Слово за слово - перешли к Таганке. Тон спокойный, эпический, с легким раздражением. Обычная театральная рутина: распределение ролей, репетиции, опоздания. Двусмысленность своего положения он как бы и не принимает в расчет, это его не касается.
– Надо, чтоб приходили вовремя, готовились, а они, сволочи, не приходят, потому что пьянствуют, мотаются по халтурам - то съемки, то еще что-то... А там, эта вся остальная суета... Я звонил, просил, чтобы эти дурацкие санкции отменили, что за чушь. Кто хочет, пусть уходит... Двадцать третьего театру исполняется двадцать лет, в афише "Добрый человек из Сезуана", хотели заменить. Я просил, чтоб не заменяли. Не знаю, он обещал... Тут вчера были "Павшие и живые" - один дурачок актер, выйдя на поклоны, показал залу сжатый кулак -"рот-фронт" или "но пасаран", что-то в этом роде. А в зале -одиннадцать человек "оттуда". Неприятности, разговоры...
Он говорил, я молчал, слушал. Пили чай.
– Ничего,- усмехнулся он вдруг беззаботно.- Успокоятся.
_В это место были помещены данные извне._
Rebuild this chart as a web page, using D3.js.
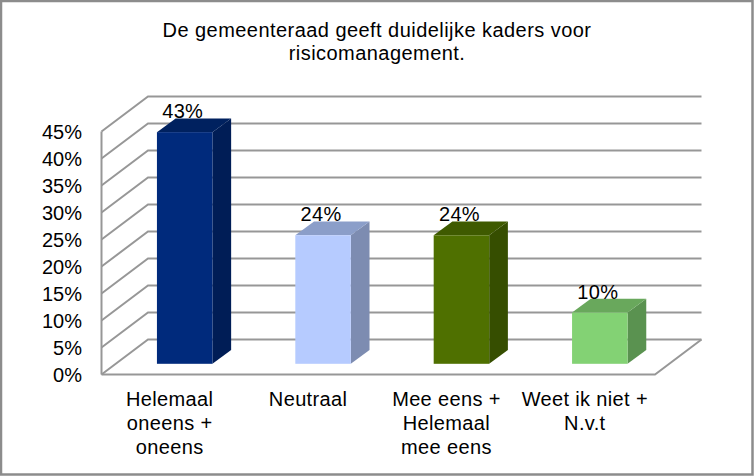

И снова - на любимого конька.
– Я им говорю сегодня: не обманывайте себя, ведь вам, говорю, свобода нужна не для искусства, не для Любимова - для себя! Свобода халтурить, вот что вам нужно, и чтоб вас не трогали!
Он не лукавил, он и впрямь так думал, не притворялся, не хитрил. Он и не умел притворяться, не считал нужным - зачем? Плевать он хотел с высокой колокольни, кто там что о нем подумает. Да, он только так, именно так понимал этот скандальный конфликт - как человек театра, а не политики.